Monday, July 29, 2019

The battle over heritable genome editing


Evolution NewsJuly 23, 2019
Genetic engineering is among the most powerful human technologies ever invented. It holds great hope for everything from medical uses to cleaning up the environment. But it could also unleash a deadly pandemic or lead to a “new eugenics” with very sharp teeth.
The last time we witnessed something like this was the splitting of the atom. At that time, we had a sufficiently cohesive and responsible world community to enact meaningful legal and regulatory restrictions to govern the technology’s development, which have been generally successful — with some obvious exceptions. Imagine where we would be if atomic energy had developed under an “anything goes” paradigm.

Anything Goes?   

We are apparently no longer sufficiently cohesive or responsible to similarly come to grips with the vast power of biotechnology. As a consequence, experiments are going forward that are both unwise and potentially unsafe. For example, even though the biotech world was in a supposed uproar about the birth of the first germ-line genetically engineered babies (meaning the changes will flow down the generations), nothing has been done to stifle supposedly rogue scientists from continuing to pursue such unethical human experimentation.
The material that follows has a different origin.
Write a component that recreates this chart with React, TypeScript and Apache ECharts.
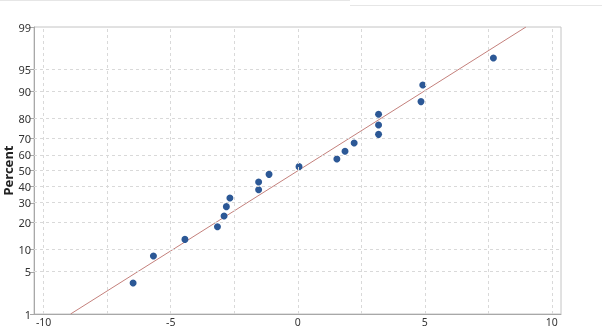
import React, { useEffect, useRef } from "react";
import * as echarts from "echarts";

// Observed values (x) and their plotted cumulative percents
const xValues = [-6.48, -5.68, -4.44, -3.16, -2.9, -2.81, -2.67, -1.54, -1.54, -1.13, 0.05, 1.54, 1.86, 2.22, 3.18, 3.18, 3.18, 4.85, 4.92, 7.7];
const percents = [3.4, 8.3, 13.2, 18.1, 23.0, 27.9, 32.8, 37.7, 42.6, 47.5, 52.5, 57.4, 62.3, 67.2, 72.1, 77.0, 81.9, 86.8, 91.7, 96.6];

// Fitted line endpoints
const fitX = [-8.94, 8.98];
const fitPct = [1, 99];

// Tick labels
const yTickPct = [1, 5, 10, 20, 30, 40, 50, 60, 70, 80, 90, 95, 99];
const xTickLabels = [-10, -5, 0, 5, 10];
const xGridValues = [-10, -7.5, -5, -2.5, 0, 2.5, 5, 7.5, 10];

// inverse standard normal CDF (Acklam) for the probability axis scale
function probit(p: number): number {
  const a = [-3.969683028665376e1, 2.209460984245205e2, -2.759285104469687e2, 1.38357751867269e2, -3.066479806614716e1, 2.506628277459239];
  const b = [-5.447609879822406e1, 1.615858368580409e2, -1.556989798598866e2, 6.680131188771972e1, -1.328068155288572e1];
  const c = [-7.784894002430293e-3, -3.223964580411365e-1, -2.400758277161838, -2.549732539343734, 4.374664141464968, 2.938163982698783];
  const d = [7.784695709041462e-3, 3.224671290700398e-1, 2.445134137142996, 3.754408661907416];
  const plow = 0.02425;
  const phigh = 1 - plow;
  let q: number, r: number;
  if (p < plow) {
    q = Math.sqrt(-2 * Math.log(p));
    return (((((c[0] * q + c[1]) * q + c[2]) * q + c[3]) * q + c[4]) * q + c[5]) / ((((d[0] * q + d[1]) * q + d[2]) * q + d[3]) * q + 1);
  }
  if (p <= phigh) {
    q = p - 0.5;
    r = q * q;
    return ((((((a[0] * r + a[1]) * r + a[2]) * r + a[3]) * r + a[4]) * r + a[5]) * q) / (((((b[0] * r + b[1]) * r + b[2]) * r + b[3]) * r + b[4]) * r + 1);
  }
  q = Math.sqrt(-2 * Math.log(1 - p));
  return -(((((c[0] * q + c[1]) * q + c[2]) * q + c[3]) * q + c[4]) * q + c[5]) / ((((d[0] * q + d[1]) * q + d[2]) * q + d[3]) * q + 1);
}
const z = (pct: number) => probit(pct / 100);

export default function App() {
  const ref = useRef<HTMLDivElement>(null);
  useEffect(() => {
    if (!ref.current) return;
    const chart = echarts.init(ref.current, null, { renderer: "svg" });
    const yTicksZ = yTickPct.map(z);
    const font = "'Noto Sans', sans-serif";
    const gridStyle = { color: "#d9d9d9", type: [3, 3] as any, width: 1 };
    chart.setOption({
      animation: false,
      textStyle: { fontFamily: font },
      graphic: [
        { type: "line", shape: { x1: 0, y1: 0.5, x2: 350, y2: 0.5 }, style: { stroke: "#e6e6e6", lineWidth: 1 } },
        { type: "line", shape: { x1: 350, y1: 5.5, x2: 602, y2: 5.5 }, style: { stroke: "#e6e6e6", lineWidth: 1 } },
      ],
      grid: {
        left: 34, top: 27, right: 41, bottom: 14,
        containLabel: false, outerBoundsMode: "none",
        show: true, borderColor: "#c4c4c4", borderWidth: 1, backgroundColor: "transparent",
      },
      xAxis: {
        type: "value",
        min: -10.38,
        max: 10.36,
        axisLine: { show: true, onZero: false, lineStyle: { color: "#a8a8a8" } },
        axisTick: { show: false, customValues: xTickLabels },
        axisLabel: { customValues: xTickLabels, color: "#333", fontSize: 10.5, lineHeight: 10, fontFamily: font, margin: 3 },
        splitLine: { show: false },
      },
      yAxis: {
        type: "value",
        min: z(1),
        max: z(99),
        name: "Percent",
        nameLocation: "middle",
        nameGap: 20,
        nameMoveOverlap: false,
        nameTextStyle: { fontSize: 13, fontWeight: "bold", color: "#222", fontFamily: font },
        axisLine: { show: true, onZero: false, lineStyle: { color: "#a8a8a8" } },
        axisTick: { show: true, length: 4, customValues: yTicksZ, lineStyle: { color: "#a8a8a8" } },
        axisLabel: {
          customValues: yTicksZ,
          color: "#333",
          fontSize: 11,
          fontFamily: font,
          margin: 3,
          formatter: (v: number) => {
            let best = yTickPct[0];
            let bd = Infinity;
            yTickPct.forEach((p) => {
              const dd = Math.abs(z(p) - v);
              if (dd < bd) { bd = dd; best = p; }
            });
            return String(best);
          },
        },
        splitLine: { show: false },
      },
      series: [
        {
          type: "scatter",
          data: [],
          z: 1,
          silent: true,
          markLine: {
            silent: true,
            symbol: "none",
            label: { show: false },
            lineStyle: gridStyle,
            data: [
              ...xGridValues.map((v) => ({ xAxis: v })),
              ...yTickPct.slice(1, -1).map((p) => ({ yAxis: z(p) })),
            ],
          },
        },
        {
          type: "line",
          data: fitX.map((x, i) => [x, z(fitPct[i])]),
          symbol: "none",
          z: 3,
          lineStyle: { color: "#c4807c", width: 1 },
        },
        {
          type: "scatter",
          data: xValues.map((x, i) => [x, z(percents[i])]),
          symbolSize: 7,
          z: 4,
          itemStyle: { color: "#2c5896", opacity: 1 },
        },
      ],
    });
    return () => chart.dispose();
  }, []);
  return <div ref={ref} style={{ position: "fixed", left: 0, top: 0, width: 602, height: 328 }} />;
}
And now, two influential bioethicists take to the venerable Journal of the American Medical Association to ask: “Heritable Genome Editing: Is a Moratorium Needed?” You can guess what their answer is: no.

No Principled Opposition
Indeed, the Brave New Worlders candidly reveal that within the biotech/bioethics community, there is essentially no moral or principled opposition to engaging in germ-line human engineering:
The battle lines over heritable genome editing currently pit those who choose to ask “whether” to proceed against those who ask “how” to press on.
The latter hold that the collective ethical good is best served by a “responsible path” toward the prevention of crippling monogenic disorders; they are willing to trust that regulatory agencies such as the U.S. Food and Drug Administration will hold applications for heritable genome editing to rigorous demonstrations of safety and efficacy before they garner agency approval.
The “latter” approach is rank subterfuge. Without an enforceable, international legal ban on these experiments in humans to allow the regulations to catch up with the technology — which these authors and many other heavy hitters in the sector oppose — experimenters will simply do what they want. If U.S. agencies won’t give the green light, some will simply resort to “outsourcing ethics” (a term coined by my friend, the Stanford bioethicist, William Hurlbut) and conduct research in other countries, particularly China or Africa. I suspect that is already going on.